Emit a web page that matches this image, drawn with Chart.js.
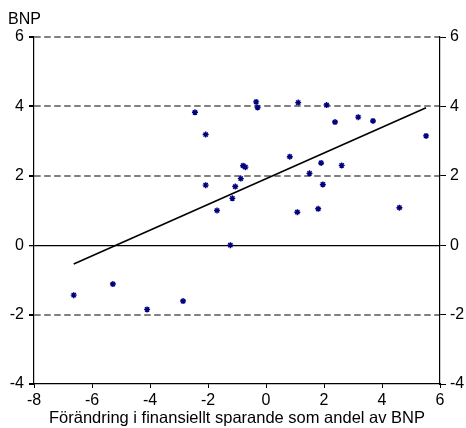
<!DOCTYPE html>
<html>
<head>
<meta charset="utf-8">
<script src="https://cdn.jsdelivr.net/npm/chart.js@4/dist/chart.umd.min.js"></script>
<style>
  html, body { margin: 0; padding: 0; background: #fff; }
  #wrap { width: 466px; height: 428px; position: relative; }
</style>
</head>
<body>
<div id="wrap"><canvas id="c" width="466" height="428"></canvas></div>
<script>
// Change in financial saving (x, % of GDP) vs GDP growth (y)
const savingChange = [-6.63, -5.28, -4.10, -2.86, -2.45, -2.08, -2.08, -1.69, -1.23, -1.16,
                      -1.06, -0.87, -0.79, -0.71, -0.34, -0.29, 0.82, 1.08, 1.11, 1.50,
                      1.80, 1.90, 1.96, 2.09, 2.38, 2.61, 3.18, 3.69, 4.60, 5.52];
const gdpGrowth    = [-1.44, -1.12, -1.85, -1.61, 3.83, 3.19, 1.73, 1.00, 0.00, 1.35,
                      1.69, 1.92, 2.29, 2.25, 4.13, 3.97, 2.55, 0.95, 4.11, 2.07,
                      1.05, 2.37, 1.75, 4.04, 3.55, 2.30, 3.69, 3.58, 1.08, 3.15];
// Fitted trend line end points
const trendX = [-6.63, 5.52];
const trendY = [-0.54, 3.96];
// Axis ranges and tick step
const xRange = [-8, 6];
const yRange = [-4, 6];
const tickStep = 2;

const FONT = "'Liberation Sans', Arial, sans-serif";
const navy = '#00007f';

const scatterPts = savingChange.map((x, i) => ({ x, y: gdpGrowth[i] }));
const trendPts = trendX.map((x, i) => ({ x, y: trendY[i] }));

const yTitle = {
  id: 'yTitle',
  afterDraw(chart) {
    const c = chart.ctx;
    c.save();
    c.font = '16px ' + FONT;
    c.fillStyle = '#000';
    c.textBaseline = 'alphabetic';
    c.textAlign = 'left';
    c.fillText('BNP', 8, 24);
    c.restore();
  }
};

new Chart(document.getElementById('c'), {
  type: 'scatter',
  data: {
    datasets: [
      {
        data: scatterPts,
        pointStyle: 'star',
        pointRadius: 3,
        pointBorderWidth: 1.4,
        borderColor: navy,
        backgroundColor: navy,
        order: 2
      },
      {
        type: 'line',
        data: trendPts,
        borderColor: '#000',
        borderWidth: 1.6,
        pointRadius: 0,
        fill: false,
        order: 1
      }
    ]
  },
  options: {
    responsive: false,
    animation: false,
    events: [],
    layout: { padding: { top: 37, left: 0, right: 0, bottom: 0 } },
    plugins: { legend: { display: false }, tooltip: { enabled: false } },
    scales: {
      x: {
        type: 'linear',
        min: xRange[0], max: xRange[1],
        ticks: { stepSize: tickStep, color: '#000', font: { family: FONT, size: 16 }, padding: 3, maxRotation: 0 },
        grid: { drawOnChartArea: false, drawTicks: true, tickLength: 4, tickColor: '#000' },
        border: { display: true, color: '#000', width: 1.2 },
        title: { display: true, text: 'Förändring i finansiellt sparande som andel av BNP', color: '#000', font: { family: FONT, size: 16.5 }, padding: { top: 0, bottom: 0 } },
        afterFit(s) { s.height = 44; }
      },
      y: {
        type: 'linear',
        position: 'left',
        min: yRange[0], max: yRange[1],
        ticks: { stepSize: tickStep, color: '#000', font: { family: FONT, size: 16 }, padding: 5 },
        grid: {
          drawOnChartArea: true,
          drawTicks: true,
          tickLength: 5,
          tickColor: '#000',
          tickBorderDash: [],
          color: ctx => (ctx.tick && ctx.tick.value === 0) ? '#000' : (ctx.tick && ctx.tick.value === yRange[0] ? 'rgba(0,0,0,0)' : '#808080'),
          lineWidth: ctx => (ctx.tick && ctx.tick.value === 0) ? 1.3 : 2
        },
        border: {
          display: true, color: '#000', width: 1.2,
          dash: ctx => (ctx.tick && ctx.tick.value !== 0) ? [6.5, 3.5] : []
        },
        afterFit(s) { s.width = 34; }
      },
      y2: {
        type: 'linear',
        position: 'right',
        min: yRange[0], max: yRange[1],
        ticks: { stepSize: tickStep, color: '#000', font: { family: FONT, size: 16 }, padding: 4 },
        grid: { drawOnChartArea: false, drawTicks: true, tickLength: 6, tickColor: '#000' },
        border: { display: true, color: '#000', width: 1.2 },
        afterFit(s) { s.width = 26; }
      }
    }
  },
  plugins: [yTitle]
});
</script>
</body>
</html>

■ WHAT YOU WILL DO:
In the data above, please extract the lines from the first one through the line with "const trendPts = trendX.map((x, i)", exactly, and keep pictures out.

■ EXERCISE SOLUTION:
Emit a web page that matches this image, drawn with Chart.js.
<!DOCTYPE html>
<html>
<head>
<meta charset="utf-8">
<script src="https://cdn.jsdelivr.net/npm/chart.js@4/dist/chart.umd.min.js"></script>
<style>
  html, body { margin: 0; padding: 0; background: #fff; }
  #wrap { width: 466px; height: 428px; position: relative; }
</style>
</head>
<body>
<div id="wrap"><canvas id="c" width="466" height="428"></canvas></div>
<script>
// Change in financial saving (x, % of GDP) vs GDP growth (y)
const savingChange = [-6.63, -5.28, -4.10, -2.86, -2.45, -2.08, -2.08, -1.69, -1.23, -1.16,
                      -1.06, -0.87, -0.79, -0.71, -0.34, -0.29, 0.82, 1.08, 1.11, 1.50,
                      1.80, 1.90, 1.96, 2.09, 2.38, 2.61, 3.18, 3.69, 4.60, 5.52];
const gdpGrowth    = [-1.44, -1.12, -1.85, -1.61, 3.83, 3.19, 1.73, 1.00, 0.00, 1.35,
                      1.69, 1.92, 2.29, 2.25, 4.13, 3.97, 2.55, 0.95, 4.11, 2.07,
                      1.05, 2.37, 1.75, 4.04, 3.55, 2.30, 3.69, 3.58, 1.08, 3.15];
// Fitted trend line end points
const trendX = [-6.63, 5.52];
const trendY = [-0.54, 3.96];
// Axis ranges and tick step
const xRange = [-8, 6];
const yRange = [-4, 6];
const tickStep = 2;

const FONT = "'Liberation Sans', Arial, sans-serif";
const navy = '#00007f';

const scatterPts = savingChange.map((x, i) => ({ x, y: gdpGrowth[i] }));
const trendPts = trendX.map((x, i) => ({ x, y: trendY[i] }));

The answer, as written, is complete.